Keeya stopped squawking long enough for her jaw to drop. Though Khosi’s brows creased in confusion, his eyes lit up. ‘What?’

‘I said,’ I lifted the bottom of my shirt, pulled it over my braids and threw it on the floor, revealing the hot pink bikini that I’d been hiding, ‘I’m going for a swim. You coming?’ My jeans were next to be peeled off and the feeling of fresh air kissing my skin was euphoric. It almost beat the high of making Keeya lose her shit.

Khosi eyes quickly flitted across my body before he met my gaze, the corner of his mouth tweaking upwards in assent.

And so, with Khosi behind me, in my hot pink bikini with the pale and brown of my skin exposed and shining, I walked past a gawping, speechless Keeya to the pool. Conversations petered out and gave way to hushed murmurs, eyes swivelling in my direction. I pushed their attention out and pulled focus on to the singular feeling of being whole in my skin – full up inside of it.

I jumped in. I didn’t even notice when Khosi joined me. I hadn’t been in a pool – this pool – since I was twelve, and I relished the cool chlorine familiarity, enveloping my skin, all of it, the sun glowing down on the patchwork of my back, my shoulders, caressing it. It was feeding me, I was elemental with it – part of nature and gloriously natural. I splashed and twirled and bumped into Khosi, who was watching me, smiling, starry eyes brighter than ever. For a few seconds the only sound was our laughter and hip-hop playing from the speakers.

Then, I heard a hoarse voice echo through the compound: ‘THAT’S MY BEST FRIEND! BADDEST BITCH IN MALOTI VALLEY. TIDDIES SITTING IN THAT PINK BIKINI, AYYYYY!’ The proclamation was punctuated by a large splash. Letsha’s head popped up a few seconds later as she raised both fists and yelped in triumph. ‘WOOP!’

A moment later her hollers were joined by applause, cheers and more splashes as people ran into the pool giggling, dancing and plashing, pulled out of their pool-side mannequin posing and into animation. The music was louder, the chatter was wilder, the laughter more uproarious.

I floated to the edge of the pool furthest away from the speakers, and leant against it, spreading my arms out on the ledge. I closed my eyes and raised my face up at the sky, braids dripping, wondering how I’d gone so long without feeling as free as this. When I brought my head forward, I found myself face to face with Khosi and I wondered how I went so long without being looked at like this.

‘Ain’t no party without Naleli Labello,’ he whispered, his eyes glinting into mine and a soft smile curved into his lips.

‘I lead,’ I reminded him softly, pulling him in until our faces were just inches apart, ‘you follow.’

Zhinu

‘Let’s go through it one more time, Zhinu.’

Zhinu didn’t even have a chance to sigh before her mother continued. ‘The jet departs at 11 a.m. The breakfast show is at 7 a.m., but we’re only an hour away from the airport and your segment is fifteen minutes. There is time for a three-minute performance with some leeway for delays or runs.’
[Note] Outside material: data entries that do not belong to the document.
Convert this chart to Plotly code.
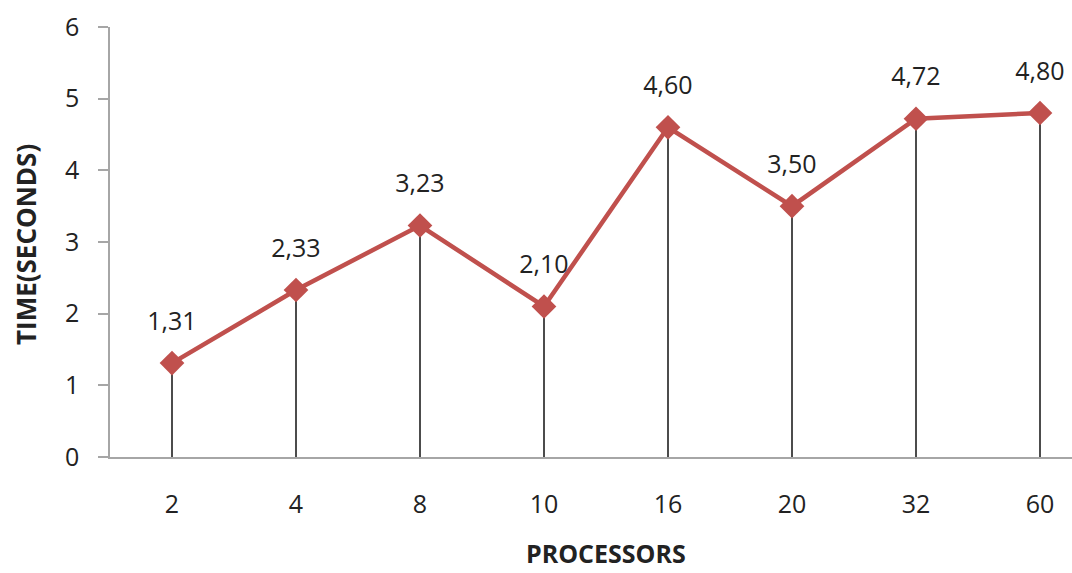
import plotly.graph_objects as go

processors = ["2", "4", "8", "10", "16", "20", "32", "60"]
times = [1.31, 2.33, 3.23, 2.10, 4.60, 3.50, 4.72, 4.80]
labels = ["1,31", "2,33", "3,23", "2,10", "4,60", "3,50", "4,72", "4,80"]
y_ticks = [0, 1, 2, 3, 4, 5, 6]

FONT = "Open Sans"
xs = list(range(len(processors)))
fig = go.Figure()
fig.add_trace(go.Scatter(
    x=xs, y=times,
    mode="lines+markers",
    line=dict(color="#C0504D", width=4.5),
    marker=dict(symbol="diamond", size=19, color="#C0504D"),
    error_y=dict(type="data", symmetric=False, array=[0] * len(times),
                 arrayminus=times, width=0, thickness=1.5, color="#111"),
    cliponaxis=False, showlegend=False, hoverinfo="skip",
))
# data labels (invisible larger markers push the text above the point)
fig.add_trace(go.Scatter(
    x=xs, y=times, mode="markers+text",
    text=labels, textposition="top center",
    textfont=dict(family=FONT, size=25, color="#222"),
    marker=dict(size=42, opacity=0),
    cliponaxis=False, showlegend=False,
))

step_px = 124.0
plot_w = 1072 - 110
fig.update_layout(
    width=1072, height=573,
    margin=dict(l=110, r=0, t=27, b=116),
    paper_bgcolor="white", plot_bgcolor="white",
    font=dict(family=FONT, size=18, color="#222"),
    xaxis=dict(
        range=[-0.5, -0.5 + plot_w / step_px],
        tickmode="array", tickvals=xs, ticktext=processors,
        showgrid=False, zeroline=False, showline=True, linecolor="#A6A6A6", linewidth=1.5,
        ticks="", ticklabelstandoff=24,
        tickfont=dict(family=FONT, size=25, color="#222"),
    ),
    yaxis=dict(
        range=[0, 6], tickvals=y_ticks,
        showgrid=False, zeroline=False, showline=True, linecolor="#A6A6A6", linewidth=1.5,
        ticks="outside", ticklen=10, tickcolor="#A6A6A6", tickwidth=1.5,
        ticklabelstandoff=14,
        tickfont=dict(family=FONT, size=25, color="#222"),
    ),
    annotations=[
        dict(text="<b>PROCESSORS</b>", x=606, y=553, xref="paper", yref="paper",
             xanchor="center", yanchor="middle",
             showarrow=False, font=dict(family=FONT, size=25, color="#222")),
        dict(text="<b>TIME(SECONDS)</b>", x=26, y=245, xref="paper", yref="paper",
             xanchor="center", yanchor="middle",
             showarrow=False, textangle=-90, font=dict(family=FONT, size=26, color="#222")),
    ],
)
# convert pixel positions of annotations to paper coordinates
pw, ph = 1072 - 110, 573 - 27 - 116
for a in fig.layout.annotations:
    px, py = a.x, a.y
    a.x = (px - 110) / pw
    a.y = (573 - 116 - py) / ph

fig.write_html("out.html")
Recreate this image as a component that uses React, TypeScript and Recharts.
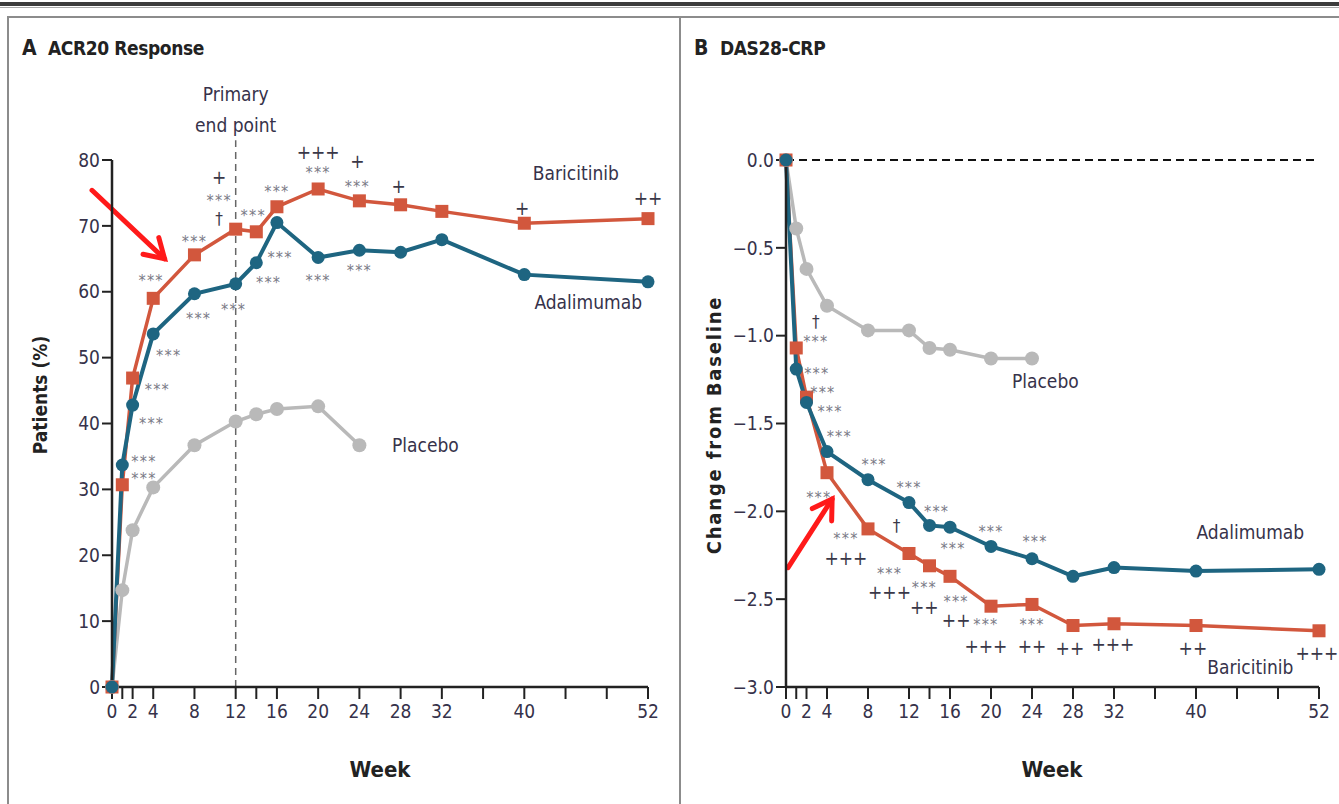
import { LineChart, Line, XAxis, YAxis, ReferenceLine, ReferenceDot } from "recharts";

const FONT = '"Liberation Sans Narrow", "DejaVu Sans Condensed", "DejaVu Sans", sans-serif';
const RED = "#d2573d";
const TEAL = "#1e6581";
const GRAY = "#b9b9b9";
const INK = "#36324a";

// shared week axis
const weekTicks = [0, 1, 2, 4, 8, 12, 14, 16, 20, 24, 28, 32, 36, 40, 44, 48, 52];
const weekLabels = [0, 2, 4, 8, 12, 16, 20, 24, 28, 32, 40, 52];

// A: ACR20 response, % of patients
const acrWeeks = [0, 1, 2, 4, 8, 12, 14, 16, 20, 24, 28, 32, 40, 52];
const acrBaricitinib = [0, 30.7, 46.9, 59.0, 65.6, 69.5, 69.1, 72.9, 75.6, 73.8, 73.2, 72.2, 70.4, 71.1];
const acrAdalimumab = [0, 33.7, 42.8, 53.6, 59.7, 61.2, 64.4, 70.5, 65.2, 66.3, 66.0, 67.9, 62.6, 61.5];
const acrPlacebo = [0, 14.7, 23.8, 30.3, 36.7, 40.3, 41.4, 42.2, 42.6, 36.7];
const acrTicks = [0, 10, 20, 30, 40, 50, 60, 70, 80];

// B: DAS28-CRP change from baseline
const dasWeeks = [0, 1, 2, 4, 8, 12, 14, 16, 20, 24, 28, 32, 40, 52];
const dasBaricitinib = [0, -1.07, -1.35, -1.78, -2.1, -2.24, -2.31, -2.37, -2.54, -2.53, -2.65, -2.64, -2.65, -2.68];
const dasAdalimumab = [0, -1.19, -1.38, -1.66, -1.82, -1.95, -2.08, -2.09, -2.2, -2.27, -2.37, -2.32, -2.34, -2.33];
const dasPlacebo = [0, -0.39, -0.62, -0.83, -0.97, -0.97, -1.07, -1.08, -1.13, -1.13];
const dasTicks = [0, -0.5, -1, -1.5, -2, -2.5, -3];

// significance marks [week, value, text]
const acrNotes: [number, number, string][] = [
  [3.8, 62.3, "***"], [8.0, 68.3, "***"],
  [10.4, 77.4, "+"], [10.4, 74.5, "***"], [10.4, 70.9, "†"],
  [13.7, 72.2, "***"], [16.0, 75.9, "***"],
  [20, 81.2, "+++"], [20, 78.8, "***"],
  [23.8, 79.7, "+"], [23.8, 76.6, "***"],
  [27.8, 76.0, "+"], [39.8, 72.7, "+"], [52, 74.2, "++"],
  [8.4, 56.5, "***"], [11.8, 58.0, "***"], [15.2, 62.0, "***"], [16.3, 65.8, "***"],
  [20, 62.4, "***"], [24, 63.8, "***"],
  [5.5, 51.0, "***"], [4.4, 45.8, "***"], [3.85, 40.6, "***"], [3.1, 34.9, "***"], [3.1, 32.3, "***"],
];
const dasNotes: [number, number, string][] = [
  [2.9, -0.93, "†"], [2.9, -1.01, "***"], [3.0, -1.19, "***"], [3.6, -1.3, "***"], [4.3, -1.41, "***"],
  [5.2, -1.55, "***"], [8.6, -1.71, "***"], [12.0, -1.84, "***"], [14.7, -1.98, "***"],
  [16.3, -2.19, "***"], [20, -2.09, "***"], [24.3, -2.15, "***"],
  [3.2, -1.9, "***"], [5.85, -2.13, "***"], [5.85, -2.27, "+++"], [10.8, -2.09, "†"],
  [10.1, -2.33, "***"], [10.1, -2.46, "+++"], [13.5, -2.41, "***"], [13.5, -2.55, "++"],
  [16.6, -2.49, "***"], [16.6, -2.62, "++"], [19.5, -2.62, "***"], [19.5, -2.77, "+++"],
  [24, -2.62, "***"], [24, -2.77, "++"],
  [27.7, -2.78, "++"], [31.9, -2.76, "+++"], [39.7, -2.78, "++"], [51.8, -2.81, "+++"],
];

// series names placed next to the lines
const acrNames: [number, number, string][] = [
  [45, 77.9, "Baricitinib"], [46.2, 58.4, "Adalimumab"], [30.4, 36.7, "Placebo"],
];
const dasNames: [number, number, string][] = [
  [25.3, -1.26, "Placebo"], [45.3, -2.12, "Adalimumab"], [45.3, -2.89, "Baricitinib"],
];

// red call-out arrows, from -> to in data units
const acrArrow = [{ x: -1.94, y: 75.4 }, { x: 5.1, y: 65.0 }];
const dasArrow = [{ x: 0.2, y: -2.32 }, { x: 4.5, y: -1.93 }];

const acrData = acrWeeks.map((w, i) => ({
  week: w,
  bari: acrBaricitinib[i],
  ada: acrAdalimumab[i],
  pbo: i < acrPlacebo.length ? acrPlacebo[i] : null,
}));
const dasData = dasWeeks.map((w, i) => ({
  week: w,
  bari: dasBaricitinib[i],
  ada: dasAdalimumab[i],
  pbo: i < dasPlacebo.length ? dasPlacebo[i] : null,
}));

const missing = (p: any) => p.cx == null || p.cy == null || p.value == null;
const Square = (p: any) =>
  missing(p) ? null : <rect key={p.key} x={p.cx - 6.5} y={p.cy - 6.5} width={13} height={13} fill={RED} />;
const TealDot = (p: any) =>
  missing(p) ? null : <circle key={p.key} cx={p.cx} cy={p.cy} r={6.5} fill={TEAL} />;
const GrayDot = (p: any) =>
  missing(p) ? null : <circle key={p.key} cx={p.cx} cy={p.cy} r={7} fill={GRAY} />;

function noteShape(t: string) {
  return (p: any) => {
    if (t === "***")
      return (
        <text
          x={p.cx}
          y={p.cy}
          dy="0.6em"
          textAnchor="middle"
          fontFamily={FONT}
          fontSize={16}
          letterSpacing={1.2}
          fill="#7a7a86"
        >
          {t}
        </text>
      );
    const dagger = t === "†";
    return (
      <text
        x={p.cx}
        y={p.cy}
        dy={dagger ? "0.3em" : "0.34em"}
        textAnchor="middle"
        fontFamily={FONT}
        fontSize={dagger ? 17 : 19}
        fill="#3a3848"
      >
        {t}
      </text>
    );
  };
}

function nameShape(t: string) {
  return (p: any) => (
    <text x={p.cx} y={p.cy} dy="0.35em" textAnchor="middle" fontFamily={FONT} fontSize={19} fill={INK}>
      {t}
    </text>
  );
}

const Arrow = (p: any) => {
  const { x1, y1, x2, y2 } = p;
  const a = Math.atan2(y2 - y1, x2 - x1);
  const L = 22;
  const s = 0.55;
  return (
    <g stroke="#ff1a1a" strokeWidth={5} fill="none" strokeLinecap="round">
      <line x1={x1} y1={y1} x2={x2} y2={y2} />
      <polyline
        points={`${x2 - L * Math.cos(a - s)},${y2 - L * Math.sin(a - s)} ${x2},${y2} ${x2 - L * Math.cos(a + s)},${y2 - L * Math.sin(a + s)}`}
        strokeLinejoin="miter"
      />
    </g>
  );
};

const tickStyle = { fontFamily: FONT, fontSize: 19, fill: INK };
const axisLine = { stroke: "#222", strokeWidth: 2.5 };
const tickLine = { stroke: "#222", strokeWidth: 2 };
const weekFmt = (v: number) => (weekLabels.includes(v) ? String(v) : "");
const dasFmt = (v: number) => (v === 0 ? "0.0" : "\u2212" + Math.abs(v).toFixed(1));

function AcrChart() {
  return (
    <LineChart width={680} height={804} data={acrData} margin={{ top: 160, right: 32, bottom: 77, left: 62 }}>
      <XAxis
        dataKey="week"
        type="number"
        domain={[0, 52]}
        ticks={weekTicks}
        interval={0}
        tickFormatter={weekFmt}
        tickSize={12}
        tickMargin={6}
        height={40}
        axisLine={axisLine}
        tickLine={tickLine}
        tick={tickStyle}
      />
      <YAxis
        type="number"
        domain={[0, 80]}
        ticks={acrTicks}
        interval={0}
        tickSize={10}
        tickMargin={2}
        width={50}
        axisLine={axisLine}
        tickLine={tickLine}
        tick={tickStyle}
      />
      <ReferenceLine
        segment={[{ x: 12, y: 0 }, { x: 12, y: 83 }]}
        stroke="#666"
        strokeWidth={1.5}
        strokeDasharray="7 5"
        ifOverflow="visible"
      />
      <Line dataKey="pbo" stroke={GRAY} strokeWidth={3.5} dot={GrayDot} isAnimationActive={false} />
      <Line dataKey="bari" stroke={RED} strokeWidth={3.5} dot={Square} isAnimationActive={false} />
      <Line dataKey="ada" stroke={TEAL} strokeWidth={4} dot={TealDot} isAnimationActive={false} />
      {acrNotes.map(([w, v, t], i) => (
        <ReferenceDot key={"n" + i} x={w} y={v} r={0} ifOverflow="visible" shape={noteShape(t)} />
      ))}
      {acrNames.map(([w, v, t]) => (
        <ReferenceDot key={t} x={w} y={v} r={0} ifOverflow="visible" shape={nameShape(t)} />
      ))}
      <ReferenceDot x={12} y={89.9} r={0} ifOverflow="visible" shape={nameShape("Primary")} />
      <ReferenceDot x={12} y={85.3} r={0} ifOverflow="visible" shape={nameShape("end point")} />
      <ReferenceLine segment={acrArrow} ifOverflow="visible" shape={Arrow} />
    </LineChart>
  );
}

function DasChart() {
  return (
    <LineChart width={659} height={804} data={dasData} margin={{ top: 160, right: 20, bottom: 77, left: 46 }}>
      <XAxis
        dataKey="week"
        type="number"
        domain={[0, 52]}
        ticks={weekTicks}
        interval={0}
        tickFormatter={weekFmt}
        tickSize={12}
        tickMargin={6}
        height={40}
        axisLine={axisLine}
        tickLine={tickLine}
        tick={tickStyle}
      />
      <YAxis
        type="number"
        domain={[-3, 0]}
        ticks={dasTicks}
        interval={0}
        tickFormatter={dasFmt}
        tickSize={10}
        tickMargin={2}
        width={60}
        axisLine={axisLine}
        tickLine={tickLine}
        tick={tickStyle}
      />
      <ReferenceLine y={0} stroke="#111" strokeWidth={2} strokeDasharray="8 5" />
      <Line dataKey="pbo" stroke={GRAY} strokeWidth={3.5} dot={GrayDot} isAnimationActive={false} />
      <Line dataKey="bari" stroke={RED} strokeWidth={3.5} dot={Square} isAnimationActive={false} />
      <Line dataKey="ada" stroke={TEAL} strokeWidth={4} dot={TealDot} isAnimationActive={false} />
      {dasNotes.map(([w, v, t], i) => (
        <ReferenceDot key={"n" + i} x={w} y={v} r={0} ifOverflow="visible" shape={noteShape(t)} />
      ))}
      {dasNames.map(([w, v, t]) => (
        <ReferenceDot key={t} x={w} y={v} r={0} ifOverflow="visible" shape={nameShape(t)} />
      ))}
      <ReferenceLine segment={dasArrow} ifOverflow="visible" shape={Arrow} />
    </LineChart>
  );
}

export default function App() {
  return (
    <div style={{ position: "relative", width: 1339, height: 804, background: "#fff", overflow: "hidden" }}>
      <style>{"body{margin:0}"}</style>
      <svg width={1339} height={804} style={{ position: "absolute", left: 0, top: 0 }}>
        <rect x={0} y={2} width={1339} height={4} fill="#3c3c3c" />
        <rect x={0} y={7} width={1339} height={1} fill="#aaa" />
        <rect x={8} y={17} width={672} height={820} fill="none" stroke="#8c8c8c" strokeWidth={2} />
        <rect x={680} y={17} width={700} height={820} fill="none" stroke="#8c8c8c" strokeWidth={2} />
        <g fontFamily={FONT} fontWeight="bold" fill="#222">
          <text x={22} y={55} fontSize={21}>A</text>
          <text x={48} y={55} fontSize={19} letterSpacing={-0.4}>ACR20 Response</text>
          <text x={694} y={55} fontSize={21}>B</text>
          <text x={720} y={55} fontSize={19} letterSpacing={-0.4}>DAS28-CRP</text>
          <text x={380} y={777} fontSize={22} textAnchor="middle">Week</text>
          <text x={1052} y={777} fontSize={22} textAnchor="middle">Week</text>
          <text x={47} y={395} fontSize={19} textAnchor="middle" transform="rotate(-90 47 395)">Patients (%)</text>
          <text x={721} y={425} fontSize={20} textAnchor="middle" letterSpacing={1.8} transform="rotate(-90 721 425)">
            Change from Baseline
          </text>
        </g>
      </svg>
      <div style={{ position: "absolute", left: 0, top: 0 }}>
        <AcrChart />
      </div>
      <div style={{ position: "absolute", left: 680, top: 0 }}>
        <DasChart />
      </div>
    </div>
  );
}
Zhinu’s mother didn’t look up from her phone as her manicured nails click-clacked on the gleaming oblong of wires, glass, cobalt and lithium. Her mother changed the world with each finger swipe, each tap; she conjured action from rock and sand. The white light lit up her face in the dark, making the deep red paint on her lips brighter and emphasising the chic, silver streaks in her sleekly bobbed hair. She already looked ageless thanks to genetics, but injections also helped. The glow from her phone gave her an ethereal, goddess-like quality that jarred with her brisk, business-like husky tone, which she’d acquired from years of smoking Vogues. Zhinu used to tell her to stop, and her mother would release a raspy cackle before chiding, ‘Who is the mother here? Me or you? Little girl, your voice works in this world because it is sweet and soulful. My voice works because I sound like a man. A man the men in power want to have sex with. It helps me get things done. And you need my voice to work for your voice to work and for you to be successful. Don’t you want to be successful? Sing those songs, make your father proud, and all you need to do is pass me my cigarettes. Be a dear and do that.’